The extraordinary abundance of puffer fish in the Arabian sea off Kerala since 2007 could be due owing to a decline in the population of top predators in the marine ecosystem, a study conducted by scientists at the Central Marine Fisheries Research Institute indicates.

The study, reported in the latest issue of Current Science, attributes the increasing biomass of puffer fish to the excessive fishing of top predators like the cobia (Rachycentron canadum) and different species of catfish in the ecosystem.

The study carried out by K.S. Mohamed and others says the increased biomass of puffer fishes from 2007 signalled the beginning of a ‘trophic cascade’ in the Arabian Sea, marked by reciprocal changes in the population of predator and prey species. It says the loss of predatory control had a top-down effect on the population of puffer fish. From 2007, there have been reports of puffer fish wreaking havoc off the coast of Kerala, damaging fishing nets and causing extensive loss to traditional fishermen. The problem is acute during the post-monsoon period. Puffer fish tear fishing nets to shreds. They also attack other catch, particularly squids and cuttlefish, adding to the fishermen’s loss.

‘Prickly ball’

Belonging to the family Tetraodontidae, puffer fish is a mid- level carnivore characterised by four sharp, plate- like teeth and a spiny, loose-skinned rib-less body that can take in water to become a prickly ball. Because of these features, it is shunned as prey by most predatory fishes. Puffer fish are toxic for humans because of the presence of Tetradotoxin (TTX), a neurotoxin causing asphyxiation and death, in their body.

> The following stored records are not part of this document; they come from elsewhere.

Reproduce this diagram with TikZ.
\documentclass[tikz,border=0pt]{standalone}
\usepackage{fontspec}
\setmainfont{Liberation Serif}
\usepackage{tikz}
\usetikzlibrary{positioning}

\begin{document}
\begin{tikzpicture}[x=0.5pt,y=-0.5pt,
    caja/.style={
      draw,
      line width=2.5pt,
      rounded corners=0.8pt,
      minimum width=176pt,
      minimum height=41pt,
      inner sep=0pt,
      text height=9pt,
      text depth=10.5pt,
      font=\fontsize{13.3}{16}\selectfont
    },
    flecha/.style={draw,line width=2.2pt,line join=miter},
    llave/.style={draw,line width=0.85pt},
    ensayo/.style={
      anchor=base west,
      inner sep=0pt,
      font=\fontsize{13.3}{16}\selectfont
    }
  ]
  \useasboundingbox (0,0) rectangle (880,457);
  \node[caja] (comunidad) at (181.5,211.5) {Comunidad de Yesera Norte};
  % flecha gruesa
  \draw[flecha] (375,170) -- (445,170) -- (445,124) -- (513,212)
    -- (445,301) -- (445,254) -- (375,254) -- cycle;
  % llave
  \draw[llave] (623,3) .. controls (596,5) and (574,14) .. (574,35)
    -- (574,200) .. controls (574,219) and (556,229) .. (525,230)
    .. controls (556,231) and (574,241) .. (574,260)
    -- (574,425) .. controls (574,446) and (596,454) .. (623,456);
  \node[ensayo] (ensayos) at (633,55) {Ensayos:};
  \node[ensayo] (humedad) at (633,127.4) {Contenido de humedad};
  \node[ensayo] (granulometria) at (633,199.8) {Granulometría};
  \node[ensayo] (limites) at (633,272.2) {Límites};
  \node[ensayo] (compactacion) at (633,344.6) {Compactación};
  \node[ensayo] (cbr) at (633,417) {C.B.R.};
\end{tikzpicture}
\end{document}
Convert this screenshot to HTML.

An assessment of the fish catch statistics in Kerala by the research team showed that catches of Tetradontids were meagre during the 1970s, 80s and 90s but increased sharply from 2006. Among the puffer fishes caught, the smooth-backed blow fish (L.inermis) was the major species, followed by the fat puffer (Arothron), and the porcupine fish (Diodon).

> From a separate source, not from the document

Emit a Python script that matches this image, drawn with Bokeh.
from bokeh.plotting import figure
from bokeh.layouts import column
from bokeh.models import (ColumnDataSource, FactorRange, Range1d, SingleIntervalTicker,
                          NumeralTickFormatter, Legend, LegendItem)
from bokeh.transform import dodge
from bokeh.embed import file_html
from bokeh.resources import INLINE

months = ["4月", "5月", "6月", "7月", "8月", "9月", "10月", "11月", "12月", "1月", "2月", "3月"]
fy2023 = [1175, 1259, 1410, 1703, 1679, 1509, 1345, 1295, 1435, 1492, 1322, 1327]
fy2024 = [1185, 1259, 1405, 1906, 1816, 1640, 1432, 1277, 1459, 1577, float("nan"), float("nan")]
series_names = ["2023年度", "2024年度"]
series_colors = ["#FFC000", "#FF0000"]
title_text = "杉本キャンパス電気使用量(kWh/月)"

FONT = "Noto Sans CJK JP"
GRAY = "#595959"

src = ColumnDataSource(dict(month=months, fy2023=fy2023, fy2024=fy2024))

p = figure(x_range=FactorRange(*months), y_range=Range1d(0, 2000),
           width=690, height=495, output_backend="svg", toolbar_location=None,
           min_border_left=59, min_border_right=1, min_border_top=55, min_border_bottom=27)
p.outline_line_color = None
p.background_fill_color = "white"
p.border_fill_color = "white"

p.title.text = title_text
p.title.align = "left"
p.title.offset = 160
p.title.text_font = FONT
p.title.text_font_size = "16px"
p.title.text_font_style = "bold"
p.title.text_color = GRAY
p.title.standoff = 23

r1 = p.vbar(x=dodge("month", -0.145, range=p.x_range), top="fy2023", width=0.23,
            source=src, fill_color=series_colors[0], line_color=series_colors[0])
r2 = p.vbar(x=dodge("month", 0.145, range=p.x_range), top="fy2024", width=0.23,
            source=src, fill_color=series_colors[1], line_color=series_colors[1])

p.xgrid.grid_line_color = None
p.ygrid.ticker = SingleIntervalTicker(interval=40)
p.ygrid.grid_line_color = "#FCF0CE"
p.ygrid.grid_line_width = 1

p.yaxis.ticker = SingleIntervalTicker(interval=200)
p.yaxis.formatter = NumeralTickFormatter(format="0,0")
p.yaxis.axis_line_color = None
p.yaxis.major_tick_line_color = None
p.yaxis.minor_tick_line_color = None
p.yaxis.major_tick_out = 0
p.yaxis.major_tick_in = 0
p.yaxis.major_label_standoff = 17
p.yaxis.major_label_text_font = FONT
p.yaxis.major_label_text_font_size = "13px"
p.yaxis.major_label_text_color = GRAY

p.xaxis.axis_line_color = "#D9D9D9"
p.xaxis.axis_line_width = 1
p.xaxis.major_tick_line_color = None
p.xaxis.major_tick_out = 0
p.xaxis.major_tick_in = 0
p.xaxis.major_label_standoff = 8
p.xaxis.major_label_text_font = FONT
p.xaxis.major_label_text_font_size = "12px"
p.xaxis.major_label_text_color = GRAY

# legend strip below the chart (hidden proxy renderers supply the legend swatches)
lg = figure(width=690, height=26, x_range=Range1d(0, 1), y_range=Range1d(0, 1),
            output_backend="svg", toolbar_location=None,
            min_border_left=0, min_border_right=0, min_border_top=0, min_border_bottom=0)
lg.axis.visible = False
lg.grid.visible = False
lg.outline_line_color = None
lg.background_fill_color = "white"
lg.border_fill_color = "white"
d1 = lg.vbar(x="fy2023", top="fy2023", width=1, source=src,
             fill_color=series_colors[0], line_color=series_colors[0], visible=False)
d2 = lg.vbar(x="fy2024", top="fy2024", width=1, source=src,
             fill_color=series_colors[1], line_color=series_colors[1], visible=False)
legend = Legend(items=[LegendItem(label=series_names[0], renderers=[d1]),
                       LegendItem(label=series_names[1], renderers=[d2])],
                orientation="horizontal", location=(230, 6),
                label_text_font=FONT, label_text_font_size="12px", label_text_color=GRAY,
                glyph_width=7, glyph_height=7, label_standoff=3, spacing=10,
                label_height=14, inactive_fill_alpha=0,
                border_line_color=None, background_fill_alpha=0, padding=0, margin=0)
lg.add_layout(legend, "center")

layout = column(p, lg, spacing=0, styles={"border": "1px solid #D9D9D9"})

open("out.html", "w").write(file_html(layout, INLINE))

Analysis of stomach content of the major predators in the Arabian Sea ecosystem showed that the puffer was the preferred prey for the cobia and different species of catfish, both characterised by extraordinarily wide mouths, enabling them to gulp down a bloated puffer with ease.

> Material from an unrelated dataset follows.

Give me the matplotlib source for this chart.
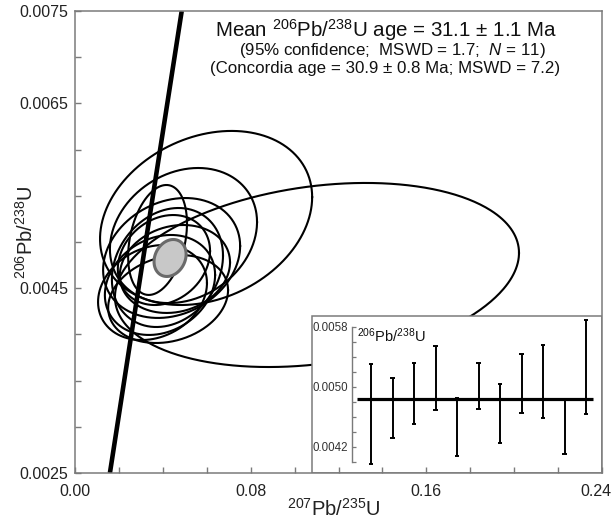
import numpy as np
import matplotlib
matplotlib.use("Agg")
import matplotlib.pyplot as plt
from matplotlib.patches import Rectangle
from matplotlib.ticker import FixedLocator, MultipleLocator
import matplotlib.transforms as mtransforms

plt.rcParams['font.family'] = ['Liberation Sans', 'DejaVu Sans']
plt.rcParams['mathtext.fontset'] = 'custom'
plt.rcParams['mathtext.rm'] = 'Liberation Sans'
plt.rcParams['mathtext.it'] = 'Liberation Sans:italic'

# ---- data: concordia ellipses (207Pb/235U, 2s, 206Pb/238U, 2s, rho) ----
r75 = [0.1102, 0.0597, 0.0494, 0.0376, 0.0440, 0.0421, 0.0353, 0.0387, 0.0455, 0.0405, 0.0424]
r75_err = [0.0920, 0.0483, 0.0335, 0.0134, 0.0312, 0.0253, 0.0248, 0.0251, 0.0251, 0.0210, 0.0273]
r68 = [0.004643, 0.005260, 0.005070, 0.005022, 0.004827, 0.004724, 0.004453, 0.004535, 0.004708, 0.004805, 0.004383]
r68_err = [0.000996, 0.000942, 0.000731, 0.000595, 0.000649, 0.000644, 0.000514, 0.000541, 0.000476, 0.000487, 0.000476]
rho = [0.24, 0.24, 0.20, 0.30, 0.20, 0.20, 0.20, 0.20, 0.15, 0.20, 0.20]

# concordia age ellipse
conc_ell = (0.0433, 0.0073, 0.004827, 0.000200, 0.20)

# concordia curve
concordia_x = [0.0159, 0.0322, 0.0486]
concordia_y = [0.0025, 0.0050, 0.0075]

# inset: weighted mean 206Pb/238U ratios
bar_top = [0.005303, 0.005116, 0.005316, 0.005547, 0.004849, 0.005316, 0.005040, 0.005436, 0.005560, 0.004827, 0.005893]
bar_bot = [0.003973, 0.004324, 0.004507, 0.004693, 0.004080, 0.004707, 0.004249, 0.004657, 0.004587, 0.004107, 0.004640]
mean_ratio = 0.004836

x_major = [0.00, 0.08, 0.16, 0.24]
y_major = [0.0025, 0.0045, 0.0065, 0.0075]
inset_y_major = [0.0042, 0.0050, 0.0058]

title1 = r"Mean $^{206}$Pb/$^{238}$U age = 31.1 $\pm$ 1.1 Ma"
title2 = r"(95% confidence;  MSWD = 1.7;  $N$ = 11)"
title3 = "(Concordia age = 30.9 \u00b1 0.8 Ma; MSWD = 7.2)"

GRAY = '#7a7a7a'

fig = plt.figure(figsize=(6.12, 5.23), dpi=100)
ax = fig.add_axes([75/612, 50/523, 527/612, 462/523])
ax.set_xlim(0, 0.24)
ax.set_ylim(0.0025, 0.0075)

t = np.linspace(0, 2*np.pi, 400)
def ell(x, sx, y, sy, r):
    ex = x + sx*np.cos(t)
    ey = y + sy*(r*np.cos(t) + np.sqrt(1-r*r)*np.sin(t))
    return ex, ey

for i in range(len(r75)):
    ex, ey = ell(r75[i], r75_err[i], r68[i], r68_err[i], rho[i])
    ax.plot(ex, ey, color='black', lw=1.5, zorder=2)

ex, ey = ell(*conc_ell)
ax.fill(ex, ey, facecolor='#c8c8c8', edgecolor='#6a6a6a', lw=2.2, zorder=2.1)

ax.plot(concordia_x, concordia_y, color='black', lw=3.3, zorder=2.15, solid_capstyle='butt')

# white inset background
ax.add_patch(Rectangle((237/527, 0), 1-237/527, 157/462, transform=ax.transAxes,
                       facecolor='white', edgecolor=GRAY, lw=1.1, zorder=2.3))

for s in ax.spines.values():
    s.set_color(GRAY)
    s.set_linewidth(1.1)
    s.set_zorder(3)

ax.xaxis.set_major_locator(FixedLocator(x_major))
ax.xaxis.set_minor_locator(MultipleLocator(0.02))
ax.yaxis.set_major_locator(FixedLocator(y_major))
ax.yaxis.set_minor_locator(MultipleLocator(0.0005))
ax.set_xticklabels([f"{v:.2f}" for v in x_major])
ax.set_yticklabels([f"{v:.4f}" for v in y_major])
ax.tick_params(which='both', direction='in', length=4, width=1.0, color=GRAY,
               labelsize=11.5, labelcolor='#222222')
ax.tick_params(axis='x', pad=8)
ax.tick_params(axis='y', pad=5)
ax.set_axisbelow(False)
lbl = ax.get_xticklabels()[-1]
lbl.set_transform(lbl.get_transform() + mtransforms.ScaledTranslation(-6/100, 0, fig.dpi_scale_trans))

ax.set_xlabel(r"$^{207}$Pb/$^{235}$U", fontsize=14.5, color='#222222', va='center')
ax.xaxis.set_label_coords((334-75)/527, (473-509)/462)
ax.set_ylabel(r"$^{206}$Pb/$^{238}$U", fontsize=14.5, color='#222222', va='center')
ax.yaxis.set_label_coords((26-75)/527, (473-232)/462)

fig.text(386/612, 1-30/523, title1, fontsize=14.8, ha='center', va='center', color='#111111')
fig.text(392/612, 1-51/523, title2, fontsize=12.2, ha='center', va='center', color='#111111')
fig.text(385/612, 1-68/523, title3, fontsize=12.2, ha='center', va='center', color='#111111')

# inset axes
iax = fig.add_axes([352/612, 53/523, 245/612, 152/523])
iax.patch.set_alpha(0)
iax.set_xlim(0.116, 11.51)
iax.set_ylim(0.003893, 0.00592)
xs = np.arange(1, len(bar_top)+1)
iax.vlines(xs, bar_bot, bar_top, color='black', lw=1.4)
iax.hlines(bar_top, xs-0.1, xs+0.1, color='black', lw=1.4)
iax.hlines(bar_bot, xs-0.1, xs+0.1, color='black', lw=1.4)
iax.hlines(mean_ratio, 0.35, 11.33, color='black', lw=2.3)
for k in ['top', 'right', 'bottom']:
    iax.spines[k].set_visible(False)
iax.spines['left'].set_bounds(0.0040, 0.0058)
iax.spines['left'].set_color(GRAY)
iax.spines['left'].set_linewidth(1.0)
iax.set_xticks([])
iax.yaxis.set_major_locator(FixedLocator(inset_y_major))
iax.yaxis.set_minor_locator(MultipleLocator(0.0002))
iax.set_yticklabels([f"{v:.4f}" for v in inset_y_major])
iax.tick_params(which='both', direction='in', length=3, width=0.9, color=GRAY,
                labelsize=8.3, labelcolor='#333333', pad=3)
iax.text(0.02, 0.885, r"$^{206}$Pb/$^{238}$U", transform=iax.transAxes,
         fontsize=10.5, ha='left', va='center', color='#111111')

fig.savefig("out.png", dpi=100)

Among the puffer fish predators, the cobia or Kingfish had come under severe fishing pressure lately, registering a decline of 44 per cent in catch from 2007. This decline was found to be strongly coincidental with the increase in puffer fish catch from the same year. The high percentage of puffer fish in the diet of cobias (between 8% and 36%) supports the inference that it is the sudden decrease in cobia biomass that has played a major role in the increase in puffer fish catches after 2007.

The study assumes that the drastic depletion of catfish population has played only a minor role in puffer fish catch increase. Other predators of the puffer fish like sharks, kingseer, and skipjack tuna are not likely to have exercised any influence over puffer fish biomass in the coastal ecosystem. The study, however, failed to establish the cascading effect of the increase in puffer fish biomass on the population of prey species such as anchovies and squids.

The researchers have called for a close watch on biomass changes to discern trophic changes in the Arabian Sea.